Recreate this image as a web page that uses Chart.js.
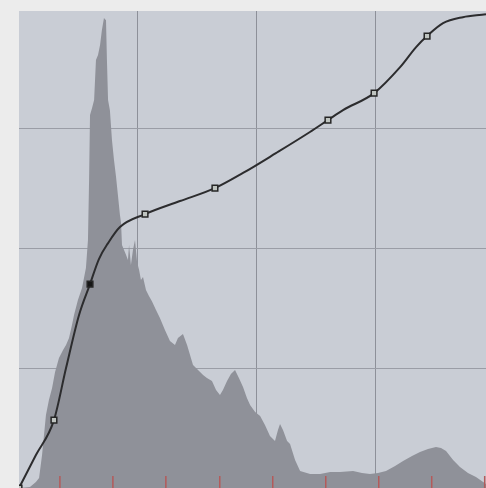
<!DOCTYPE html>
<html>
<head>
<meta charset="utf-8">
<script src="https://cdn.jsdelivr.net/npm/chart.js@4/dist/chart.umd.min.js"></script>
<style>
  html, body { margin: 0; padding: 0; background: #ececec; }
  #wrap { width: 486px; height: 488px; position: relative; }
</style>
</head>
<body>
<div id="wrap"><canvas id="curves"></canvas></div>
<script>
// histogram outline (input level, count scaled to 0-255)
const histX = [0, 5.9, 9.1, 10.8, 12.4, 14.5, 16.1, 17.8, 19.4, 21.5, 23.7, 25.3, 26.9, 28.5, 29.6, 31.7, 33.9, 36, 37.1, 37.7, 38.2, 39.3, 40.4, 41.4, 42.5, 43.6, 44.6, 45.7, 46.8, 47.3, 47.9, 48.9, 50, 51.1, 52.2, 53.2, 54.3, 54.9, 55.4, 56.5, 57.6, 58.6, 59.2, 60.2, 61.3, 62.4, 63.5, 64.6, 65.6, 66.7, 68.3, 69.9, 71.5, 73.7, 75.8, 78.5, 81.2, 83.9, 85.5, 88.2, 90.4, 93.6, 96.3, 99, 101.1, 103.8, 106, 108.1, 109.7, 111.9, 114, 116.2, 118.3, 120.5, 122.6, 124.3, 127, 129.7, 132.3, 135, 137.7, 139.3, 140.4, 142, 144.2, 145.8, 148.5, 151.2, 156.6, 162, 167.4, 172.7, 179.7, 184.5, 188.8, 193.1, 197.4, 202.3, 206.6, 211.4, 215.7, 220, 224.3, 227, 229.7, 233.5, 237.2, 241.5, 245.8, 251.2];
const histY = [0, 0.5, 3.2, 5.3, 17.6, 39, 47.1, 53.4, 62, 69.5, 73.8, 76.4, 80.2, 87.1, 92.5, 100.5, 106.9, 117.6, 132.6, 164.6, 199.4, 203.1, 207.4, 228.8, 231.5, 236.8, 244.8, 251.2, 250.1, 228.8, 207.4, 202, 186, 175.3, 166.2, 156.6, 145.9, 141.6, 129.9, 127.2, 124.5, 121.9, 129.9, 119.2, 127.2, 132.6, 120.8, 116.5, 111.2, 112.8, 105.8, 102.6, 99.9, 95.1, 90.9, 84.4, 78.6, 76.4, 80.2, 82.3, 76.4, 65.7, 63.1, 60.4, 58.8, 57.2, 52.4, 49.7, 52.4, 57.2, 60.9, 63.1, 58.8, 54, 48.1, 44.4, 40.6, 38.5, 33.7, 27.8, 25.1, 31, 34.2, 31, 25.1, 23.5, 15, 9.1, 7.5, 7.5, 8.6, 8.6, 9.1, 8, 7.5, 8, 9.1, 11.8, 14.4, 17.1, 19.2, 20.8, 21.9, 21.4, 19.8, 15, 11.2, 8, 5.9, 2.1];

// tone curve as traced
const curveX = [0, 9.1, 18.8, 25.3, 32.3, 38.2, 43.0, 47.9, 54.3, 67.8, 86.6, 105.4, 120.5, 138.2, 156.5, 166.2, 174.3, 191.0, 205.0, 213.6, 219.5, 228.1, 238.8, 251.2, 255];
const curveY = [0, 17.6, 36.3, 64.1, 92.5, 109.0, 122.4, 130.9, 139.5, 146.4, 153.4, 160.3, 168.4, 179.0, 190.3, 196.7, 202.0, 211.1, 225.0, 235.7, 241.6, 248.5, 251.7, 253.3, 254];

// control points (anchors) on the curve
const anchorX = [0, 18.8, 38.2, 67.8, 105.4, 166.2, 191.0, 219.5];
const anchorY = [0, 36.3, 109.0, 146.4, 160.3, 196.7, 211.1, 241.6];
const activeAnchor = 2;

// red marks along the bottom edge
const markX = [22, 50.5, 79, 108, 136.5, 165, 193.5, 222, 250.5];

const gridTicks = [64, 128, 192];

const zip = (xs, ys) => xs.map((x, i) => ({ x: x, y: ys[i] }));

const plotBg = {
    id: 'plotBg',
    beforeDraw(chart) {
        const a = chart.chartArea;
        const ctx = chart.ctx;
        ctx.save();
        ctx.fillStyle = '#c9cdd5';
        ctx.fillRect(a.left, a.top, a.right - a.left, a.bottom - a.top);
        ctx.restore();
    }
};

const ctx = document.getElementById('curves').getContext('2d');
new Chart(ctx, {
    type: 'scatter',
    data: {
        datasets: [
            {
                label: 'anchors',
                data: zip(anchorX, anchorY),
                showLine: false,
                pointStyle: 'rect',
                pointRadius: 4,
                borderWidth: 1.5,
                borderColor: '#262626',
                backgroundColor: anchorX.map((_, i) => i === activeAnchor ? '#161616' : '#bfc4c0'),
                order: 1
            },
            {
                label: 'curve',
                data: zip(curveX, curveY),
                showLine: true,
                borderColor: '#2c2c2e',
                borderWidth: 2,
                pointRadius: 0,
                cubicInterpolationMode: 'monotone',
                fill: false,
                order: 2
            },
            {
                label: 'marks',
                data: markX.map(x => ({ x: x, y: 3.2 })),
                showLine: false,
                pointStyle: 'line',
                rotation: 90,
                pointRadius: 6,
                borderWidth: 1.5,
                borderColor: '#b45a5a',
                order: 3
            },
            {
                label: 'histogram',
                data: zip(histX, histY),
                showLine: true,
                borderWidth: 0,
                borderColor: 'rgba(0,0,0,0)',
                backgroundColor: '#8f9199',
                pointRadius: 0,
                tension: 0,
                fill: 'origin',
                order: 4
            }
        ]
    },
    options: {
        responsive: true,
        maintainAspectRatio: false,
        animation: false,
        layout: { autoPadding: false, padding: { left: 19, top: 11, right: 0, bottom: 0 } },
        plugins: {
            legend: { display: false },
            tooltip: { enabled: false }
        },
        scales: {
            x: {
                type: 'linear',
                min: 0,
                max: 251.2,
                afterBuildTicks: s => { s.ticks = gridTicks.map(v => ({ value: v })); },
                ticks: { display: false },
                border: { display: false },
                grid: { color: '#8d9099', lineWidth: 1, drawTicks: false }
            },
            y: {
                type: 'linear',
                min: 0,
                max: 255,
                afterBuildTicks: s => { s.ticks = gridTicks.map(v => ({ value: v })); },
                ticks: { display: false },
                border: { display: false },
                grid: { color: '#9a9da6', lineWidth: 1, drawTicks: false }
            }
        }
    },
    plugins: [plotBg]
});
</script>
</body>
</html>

• WRITTEN REQUEST
Reproduce the material in its entirety and word for word, without the pictures.

• RESULT OF THIS EXERCISE
Recreate this image as a web page that uses Chart.js.
<!DOCTYPE html>
<html>
<head>
<meta charset="utf-8">
<script src="https://cdn.jsdelivr.net/npm/chart.js@4/dist/chart.umd.min.js"></script>
<style>
  html, body { margin: 0; padding: 0; background: #ececec; }
  #wrap { width: 486px; height: 488px; position: relative; }
</style>
</head>
<body>
<div id="wrap"><canvas id="curves"></canvas></div>
<script>
// histogram outline (input level, count scaled to 0-255)
const histX = [0, 5.9, 9.1, 10.8, 12.4, 14.5, 16.1, 17.8, 19.4, 21.5, 23.7, 25.3, 26.9, 28.5, 29.6, 31.7, 33.9, 36, 37.1, 37.7, 38.2, 39.3, 40.4, 41.4, 42.5, 43.6, 44.6, 45.7, 46.8, 47.3, 47.9, 48.9, 50, 51.1, 52.2, 53.2, 54.3, 54.9, 55.4, 56.5, 57.6, 58.6, 59.2, 60.2, 61.3, 62.4, 63.5, 64.6, 65.6, 66.7, 68.3, 69.9, 71.5, 73.7, 75.8, 78.5, 81.2, 83.9, 85.5, 88.2, 90.4, 93.6, 96.3, 99, 101.1, 103.8, 106, 108.1, 109.7, 111.9, 114, 116.2, 118.3, 120.5, 122.6, 124.3, 127, 129.7, 132.3, 135, 137.7, 139.3, 140.4, 142, 144.2, 145.8, 148.5, 151.2, 156.6, 162, 167.4, 172.7, 179.7, 184.5, 188.8, 193.1, 197.4, 202.3, 206.6, 211.4, 215.7, 220, 224.3, 227, 229.7, 233.5, 237.2, 241.5, 245.8, 251.2];
const histY = [0, 0.5, 3.2, 5.3, 17.6, 39, 47.1, 53.4, 62, 69.5, 73.8, 76.4, 80.2, 87.1, 92.5, 100.5, 106.9, 117.6, 132.6, 164.6, 199.4, 203.1, 207.4, 228.8, 231.5, 236.8, 244.8, 251.2, 250.1, 228.8, 207.4, 202, 186, 175.3, 166.2, 156.6, 145.9, 141.6, 129.9, 127.2, 124.5, 121.9, 129.9, 119.2, 127.2, 132.6, 120.8, 116.5, 111.2, 112.8, 105.8, 102.6, 99.9, 95.1, 90.9, 84.4, 78.6, 76.4, 80.2, 82.3, 76.4, 65.7, 63.1, 60.4, 58.8, 57.2, 52.4, 49.7, 52.4, 57.2, 60.9, 63.1, 58.8, 54, 48.1, 44.4, 40.6, 38.5, 33.7, 27.8, 25.1, 31, 34.2, 31, 25.1, 23.5, 15, 9.1, 7.5, 7.5, 8.6, 8.6, 9.1, 8, 7.5, 8, 9.1, 11.8, 14.4, 17.1, 19.2, 20.8, 21.9, 21.4, 19.8, 15, 11.2, 8, 5.9, 2.1];

// tone curve as traced
const curveX = [0, 9.1, 18.8, 25.3, 32.3, 38.2, 43.0, 47.9, 54.3, 67.8, 86.6, 105.4, 120.5, 138.2, 156.5, 166.2, 174.3, 191.0, 205.0, 213.6, 219.5, 228.1, 238.8, 251.2, 255];
const curveY = [0, 17.6, 36.3, 64.1, 92.5, 109.0, 122.4, 130.9, 139.5, 146.4, 153.4, 160.3, 168.4, 179.0, 190.3, 196.7, 202.0, 211.1, 225.0, 235.7, 241.6, 248.5, 251.7, 253.3, 254];

// control points (anchors) on the curve
const anchorX = [0, 18.8, 38.2, 67.8, 105.4, 166.2, 191.0, 219.5];
const anchorY = [0, 36.3, 109.0, 146.4, 160.3, 196.7, 211.1, 241.6];
const activeAnchor = 2;

// red marks along the bottom edge
const markX = [22, 50.5, 79, 108, 136.5, 165, 193.5, 222, 250.5];

const gridTicks = [64, 128, 192];

const zip = (xs, ys) => xs.map((x, i) => ({ x: x, y: ys[i] }));

const plotBg = {
    id: 'plotBg',
    beforeDraw(chart) {
        const a = chart.chartArea;
        const ctx = chart.ctx;
        ctx.save();
        ctx.fillStyle = '#c9cdd5';
        ctx.fillRect(a.left, a.top, a.right - a.left, a.bottom - a.top);
        ctx.restore();
    }
};

const ctx = document.getElementById('curves').getContext('2d');
new Chart(ctx, {
    type: 'scatter',
    data: {
        datasets: [
            {
                label: 'anchors',
                data: zip(anchorX, anchorY),
                showLine: false,
                pointStyle: 'rect',
                pointRadius: 4,
                borderWidth: 1.5,
                borderColor: '#262626',
                backgroundColor: anchorX.map((_, i) => i === activeAnchor ? '#161616' : '#bfc4c0'),
                order: 1
            },
            {
                label: 'curve',
                data: zip(curveX, curveY),
                showLine: true,
                borderColor: '#2c2c2e',
                borderWidth: 2,
                pointRadius: 0,
                cubicInterpolationMode: 'monotone',
                fill: false,
                order: 2
            },
            {
                label: 'marks',
                data: markX.map(x => ({ x: x, y: 3.2 })),
                showLine: false,
                pointStyle: 'line',
                rotation: 90,
                pointRadius: 6,
                borderWidth: 1.5,
                borderColor: '#b45a5a',
                order: 3
            },
            {
                label: 'histogram',
                data: zip(histX, histY),
                showLine: true,
                borderWidth: 0,
                borderColor: 'rgba(0,0,0,0)',
                backgroundColor: '#8f9199',
                pointRadius: 0,
                tension: 0,
                fill: 'origin',
                order: 4
            }
        ]
    },
    options: {
        responsive: true,
        maintainAspectRatio: false,
        animation: false,
        layout: { autoPadding: false, padding: { left: 19, top: 11, right: 0, bottom: 0 } },
        plugins: {
            legend: { display: false },
            tooltip: { enabled: false }
        },
        scales: {
            x: {
                type: 'linear',
                min: 0,
                max: 251.2,
                afterBuildTicks: s => { s.ticks = gridTicks.map(v => ({ value: v })); },
                ticks: { display: false },
                border: { display: false },
                grid: { color: '#8d9099', lineWidth: 1, drawTicks: false }
            },
            y: {
                type: 'linear',
                min: 0,
                max: 255,
                afterBuildTicks: s => { s.ticks = gridTicks.map(v => ({ value: v })); },
                ticks: { display: false },
                border: { display: false },
                grid: { color: '#9a9da6', lineWidth: 1, drawTicks: false }
            }
        }
    },
    plugins: [plotBg]
});
</script>
</body>
</html>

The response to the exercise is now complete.